Set against all this excess, the Chorus quietly proposes an alternative, generally in line with Seneca’s Stoic beliefs, based on the calm teaching that self-governance is the only true kingship. Also in contrast to the single-minded Atreus, Thyestes is obviously torn between desire on the one hand and knowledge on the other. Thus, although he clearly still hungers for wealth, acclaim and the throne, he knows from personal experience how delusive and dangerous they can be, and how much peace can lie in a simple life lived according to nature.
However, the character of Thyestes is too weak-willed, too gross in his feasting and too dim-witted in comparison with his brother to command much sympathy, and it is debatable whether the overall effect is that of tragedy in the ancient Greek sense. In some ways, Atreus’ character, with his exuberant ruthlessness, his macabre wit and his command of words and rhetoric, is paradoxically a more attractive one, although he soon becomes repellent through his demented sacrifice of the young children and his sadistic toying with Thyestes. The play’s final effect is essentially horror and shock that Atreus appears to have triumphed with no prospect of punishment or retribution in sight.
Another central theme of the play (and of many of Seneca’s plays) is that of history repeating itself ad nauseam. The killing and eating of the children was part of a tradition of myths long before Seneca, parallelled by stories such as those of Saturn, Procne and of Tantalus himself.
The strife between Atreus and Thyestes was one of the most popular themes of ancient tragedy, covered by at least eight Greek dramas and six Roman dramas other than Seneca’s (notably that of Lucius Accius from about two hundred years earlier), although all of these are now lost. Unlike Seneca’s other tragedies, then, there is no extant Greek tragedy on the same theme as “Thyestes” for direct comparison, and the play is, in that respect at least, an “original”.

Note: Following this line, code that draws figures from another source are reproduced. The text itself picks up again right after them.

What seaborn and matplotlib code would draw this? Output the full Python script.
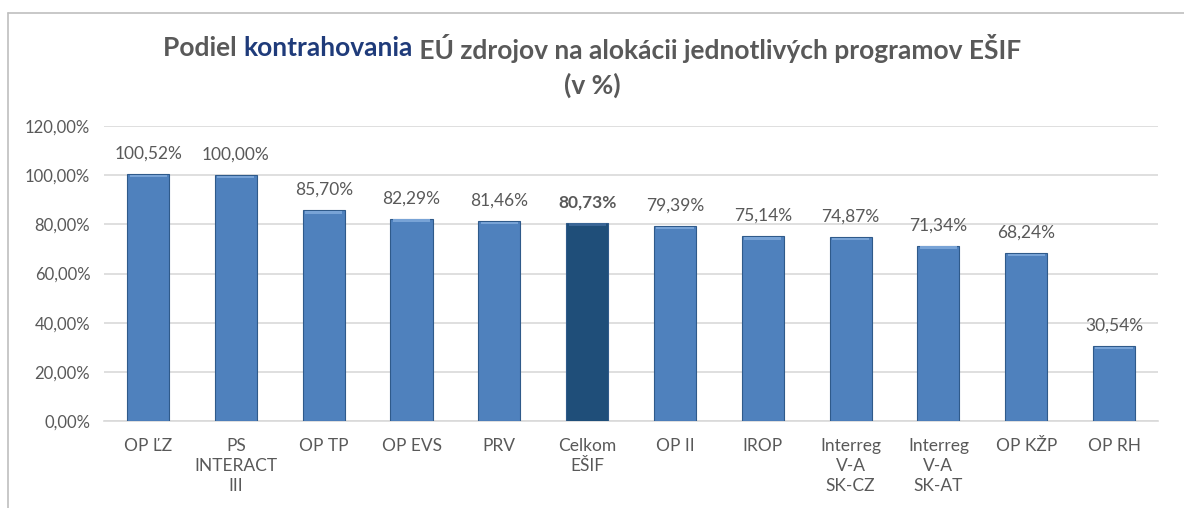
import numpy as np
import pandas as pd
import matplotlib
matplotlib.use("Agg")
import matplotlib.pyplot as plt
import seaborn as sns
from matplotlib.patches import Rectangle
from matplotlib.lines import Line2D

# data
programs = ["OP ĽZ", "PS\nINTERACT\nIII", "OP TP", "OP EVS", "PRV", "Celkom\nEŠIF",
            "OP II", "IROP", "Interreg\nV-A\nSK-CZ", "Interreg\nV-A\nSK-AT", "OP KŽP", "OP RH"]
shares = [100.52, 100.00, 85.70, 82.29, 81.46, 80.73, 79.39, 75.14, 74.87, 71.34, 68.24, 30.54]
total_label = "Celkom\nEŠIF"
y_ticks = [0, 20, 40, 60, 80, 100, 120]

BLUE = "#4F81BD"
DARK = "#1F4E79"
GRAY = "#595959"

sns.set_theme(style="white")
plt.rcParams['font.family'] = ['Lato', 'DejaVu Sans']

df = pd.DataFrame({"program": programs, "share": shares})
palette = {p: (DARK if p == total_label else BLUE) for p in programs}

fig = plt.figure(figsize=(11.84, 5.08), dpi=100)
ax = fig.add_axes([0.088, 0.171, 0.890, 0.581])

sns.barplot(data=df, x="program", y="share", hue="program", palette=palette,
            width=0.48, saturation=1, legend=False, ax=ax, zorder=3,
            edgecolor="#2F5A8A", linewidth=0.8)

# bevel look: lighter strip on top of each bar
for p in ax.patches:
    x0, w, h = p.get_x(), p.get_width(), p.get_height()
    light = "#78A3D6" if p.get_facecolor()[2] > 0.6 else "#3A6696"
    ax.add_patch(Rectangle((x0 + w * 0.06, h - 1.3), w * 0.88, 1.0,
                           facecolor=light, edgecolor="none", zorder=4))

ax.set_ylim(0, 120)
ax.set_xlim(-0.5, len(programs) - 0.5)
ax.set_yticks(y_ticks)
ax.set_yticklabels([f"{v:.2f}%".replace(".", ",") for v in y_ticks])
ax.yaxis.grid(True, color="#D9D9D9", linewidth=1.2, zorder=0)
ax.set_axisbelow(True)
for s in ["top", "right", "left"]:
    ax.spines[s].set_visible(False)
ax.spines["bottom"].set_color("#D9D9D9")
ax.spines["bottom"].set_linewidth(1.2)
ax.tick_params(axis="y", length=0, labelsize=12, labelcolor=GRAY, pad=10)
ax.tick_params(axis="x", length=0, labelsize=12.5, labelcolor=GRAY, pad=12)
ax.set_xlabel("")
ax.set_ylabel("")
for lbl in ax.get_xticklabels():
    lbl.set_linespacing(1.3)

# value labels
for i, (p, v) in enumerate(zip(programs, shares)):
    ax.annotate(f"{v:.2f}%".replace(".", ","), (i, v), xytext=(0, 9),
                textcoords="offset points", ha="center", va="bottom",
                fontsize=12.5, color=GRAY,
                fontweight="bold" if p == total_label else "normal")

# title with a coloured word
parts = [("Podiel ", GRAY), ("kontrahovania", "#1F3B7A"),
         (" EÚ zdrojov na alokácii jednotlivých programov EŠIF", GRAY)]
fig.canvas.draw()
r = fig.canvas.get_renderer()
texts = [fig.text(0, 0.905, s, color=c, fontsize=19, fontweight="bold",
                  ha="left", va="center") for s, c in parts]
widths = [t.get_window_extent(r).width for t in texts]
x = (1184 * 0.5 - sum(widths) / 2)
for t, w in zip(texts, widths):
    t.set_x(x / 1184)
    x += w
fig.text(0.5, 0.833, "(v %)", color=GRAY, fontsize=19, fontweight="bold",
         ha="center", va="center")

# chart frame
fig.add_artist(Line2D([8 / 1184, 1], [1 - 13 / 508] * 2, color="#BFBFBF", lw=1.2))
fig.add_artist(Line2D([8 / 1184] * 2, [0, 1 - 13 / 508], color="#BFBFBF", lw=1.2))

fig.savefig("out.png", dpi=100, facecolor="white")
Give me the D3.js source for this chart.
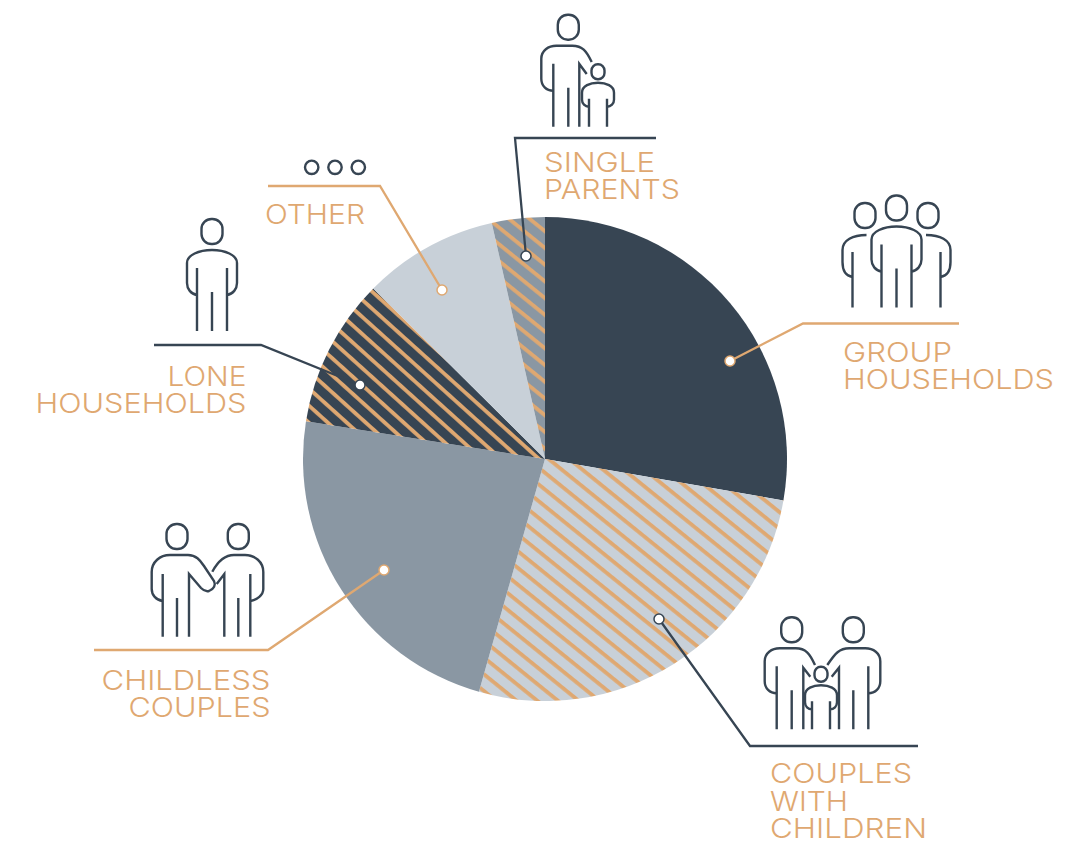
<!DOCTYPE html>
<html><head><meta charset="utf-8">
<script src="https://cdn.jsdelivr.net/npm/d3@7/dist/d3.min.js"></script>
<style>html,body{margin:0;padding:0;background:#fff}svg{display:block}</style>
</head><body><svg id="c" width="1076" height="841"></svg>
<script>
const categories = ["Group households","Couples with children","Childless couples","Lone households","Other","Single parents"];
const shares = [27.74,26.66,23.1,9.94,9.03,3.53];
const fills = ["#374553","#c8d0d8","#8a97a3","#374553","#c8d0d8","#8a97a3"];
const stripes = [null,{a:39,x:580,y:466.7,s:13},null,{a:42,x:363.3,y:298.3,s:12.7},null,{a:39,x:495,y:223.3,s:13}];
const labelLines = [["GROUP","HOUSEHOLDS"],["COUPLES","WITH","CHILDREN"],["CHILDLESS","COUPLES"],["LONE","HOUSEHOLDS"],["OTHER"],["SINGLE","PARENTS"]];
const labelWidths = [[109,211],[142,78,157],[169,142],[79,211],[100],[111,136]];
const labelX = [843,770,270.5,246.5,265,544];
const labelAnchor = ["start","start","end","end","start","start"];
const labelY = [[361.5,388.5],[783,811,838],[690,717],[386,413],[224],[172,199]];
const leaders = [[[730,361],[803,323.5],[959,323.5]],[[659,619],[750,746],[918,746]],[[384,570],[268,650],[94,650]],[[360,385],[261,345],[154,345]],[[442,290],[380,186],[268,186]],[[526,256],[515,138],[656,138]]];
const leaderColor = ["#dfa871","#374553","#dfa871","#374553","#dfa871","#374553"];

const ORANGE="#dfa871", DARK="#374553";
const svg=d3.select("#c");
const defs=svg.append("defs");
stripes.forEach((s,i)=>{ if(!s) return;
  const p=defs.append("pattern").attr("id","st"+i).attr("patternUnits","userSpaceOnUse")
    .attr("width",s.s).attr("height",s.s).attr("patternTransform",`translate(${s.x},${s.y}) rotate(${s.a}) translate(0,-1.9)`);
  p.append("rect").attr("width",s.s).attr("height",s.s).attr("fill",fills[i]);
  p.append("rect").attr("width",s.s).attr("height",3.8).attr("y",0).attr("fill",ORANGE);
});
const cx=545, cy=459, R=242;
const pie=d3.pie().sort(null).value(d=>d)(shares);
const arc=d3.arc().innerRadius(0).outerRadius(R);
svg.append("g").attr("transform",`translate(${cx},${cy})`).selectAll("path").data(pie).join("path")
  .attr("d",arc).attr("fill",(d,i)=>stripes[i]?`url(#st${i})`:fills[i]);

// leaders
const line=d3.line();
svg.append("g").selectAll("path").data(leaders).join("path").attr("d",line).attr("fill","none")
  .attr("stroke",(d,i)=>leaderColor[i]).attr("stroke-width",2.3);
svg.append("g").selectAll("circle").data(leaders).join("circle")
  .attr("cx",d=>d[0][0]).attr("cy",d=>d[0][1]).attr("r",5).attr("fill","#fff")
  .attr("stroke",(d,i)=>leaderColor[i]).attr("stroke-width",1.5);

// labels
const tg=svg.append("g").attr("font-family","Inter, 'Open Sans', sans-serif").attr("font-weight",350).attr("font-size",27.5).attr("fill",ORANGE);
labelLines.forEach((ls,i)=>ls.forEach((t,j)=>{
  tg.append("text").attr("x",labelX[i]).attr("y",labelY[i][j]).attr("text-anchor",labelAnchor[i])
    .attr("textLength",labelWidths[i][j]).attr("lengthAdjust","spacingAndGlyphs").text(t);
}));

// icons
const ig=svg.append("g").attr("fill","none").attr("stroke",DARK).attr("stroke-width",2.4);
function head(x,y,w=21,h=25){ig.append("rect").attr("x",x-w/2).attr("y",y-h/2).attr("width",w).attr("height",h).attr("rx",w/2-0.5).attr("ry",w/2-0.5);}
function P(d){ig.append("path").attr("d",d);}
function adultFull(x,base){
  head(x,base-99.5);
  P(`M${x-15},${base-36}C${x-21},${base-37} ${x-25},${base-42} ${x-25},${base-48}V${base-68}C${x-25},${base-76} ${x-13},${base-81} ${x},${base-81}C${x+13},${base-81} ${x+25},${base-76} ${x+25},${base-68}V${base-48}C${x+25},${base-42} ${x+21},${base-37} ${x+15},${base-36}`);
  P(`M${x-15},${base-63}V${base}M${x},${base-39}V${base}M${x+15},${base-63}V${base}`);
}
// lone
adultFull(212,331);
// group
adultFull(896.5,307.5);
head(865,215.5); head(928,215.5);
P(`M866.5,235C853,235 842.5,240 842.5,250V262C842.5,271 846,276 852.5,277M852.5,252V307.5`);
P(`M926,235C940,235 950.5,240 950.5,250V262C950.5,271 947,276 940.5,277M940.5,252V307.5`);
// other
[311.7,335,358.3].forEach(x=>ig.append("circle").attr("cx",x).attr("cy",167.3).attr("r",6.7));
// generic adult with one inward arm; dir=1 arm to right
function adultArm(x,base,dir,armEnd,inTop,inEnd,innerLeg){
  const d=dir, o=x-d*27;
  head(x,base-99.5);
  P(`M${x-d*15},${base-36}C${x-d*22},${base-36} ${o},${base-41} ${o},${base-48}V${base-68}C${o},${base-76} ${x-d*20},${base-81} ${x-d*12},${base-81}H${x+d*4}C${x+d*14},${base-81} ${x+d*18},${base-76} ${armEnd[0]},${armEnd[1]}`);
  P(`M${x-d*15},${base-63}V${base}M${x},${base-39}V${base}M${innerLeg},${base}V${inTop}L${inEnd[0]},${inEnd[1]}`);
}
function child(x,base){
  ig.append("rect").attr("x",x-6.5).attr("y",base-62.5).attr("width",13).attr("height",15).attr("rx",6.3).attr("ry",6.3);
  P(`M${x-9},${base-20}C${x-13},${base-20} ${x-16},${base-23} ${x-16},${base-27}V${base-34}C${x-16},${base-41} ${x-8},${base-44} ${x},${base-44}C${x+8},${base-44} ${x+16},${base-41} ${x+16},${base-34}V${base-27}C${x+16},${base-23} ${x+13},${base-20} ${x+9},${base-20}`);
  P(`M${x-9},${base-28}V${base}M${x+9},${base-28}V${base}`);
}
// single parent
adultArm(568.3,126.7,1,[591.7,62],64,[586.7,74],579.3);
child(598,126.7);
// couple with children
adultArm(791.7,729.3,1,[815,665],667.7,[810.3,676.7],803.3);
adultArm(853.3,729.3,-1,[827.3,665],667.7,[831.7,676.7],839);
child(821,729.3);
// childless
head(177,536.5); head(238.3,536.5);
P(`M162.7,601C156,600 151.7,595 151.7,589V572C151.7,562 160,555 170,555H188C196,555 200,560 204,566L214,581C216,585 214,589 209,591C206,592 204,591 201,588L189,574V636.7`);
P(`M162.7,574V636.7M177,598V636.7`);
P(`M212.3,571.7C217,563 224,555 234,555H245C255,555 263.3,562 263.3,572V589C263.3,595 257,600 250.3,601`);
P(`M250.3,574V636.7M238.3,598V636.7M224.3,636.7V574L216.7,584`);
</script></body></html>
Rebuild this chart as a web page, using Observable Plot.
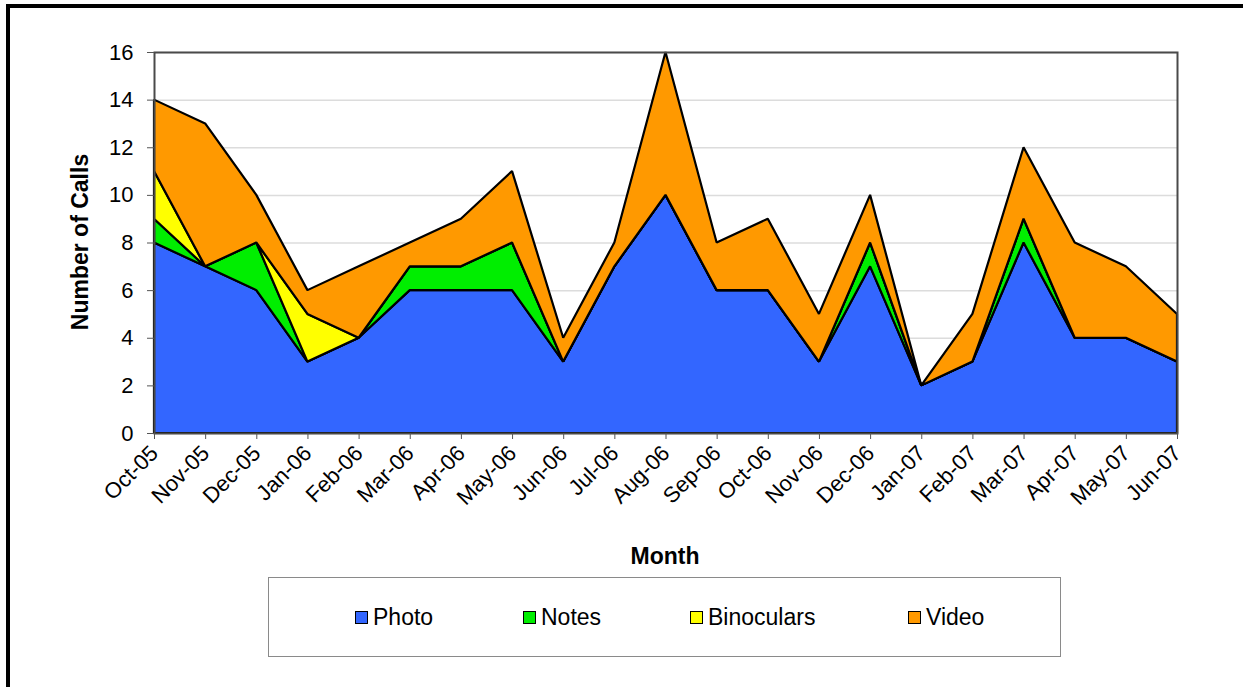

However, many of the same issues that have led critics to dismiss Seneca‘s dramas over the years are still apparent in this late work. It is very static, despite the violent actions at its centre, partly due to the lack of stage directions, but partly due to the lengthy speeches, many of which read as though they were exercises in rhetoric. Dialogue is virtually non-existent, as the play consists almost entirely of these long oratorical speeches, and most acts only have two speakers. Often the speeches could easily be transferred from one character to another without really affecting the play at all, and so the characterization appears weak.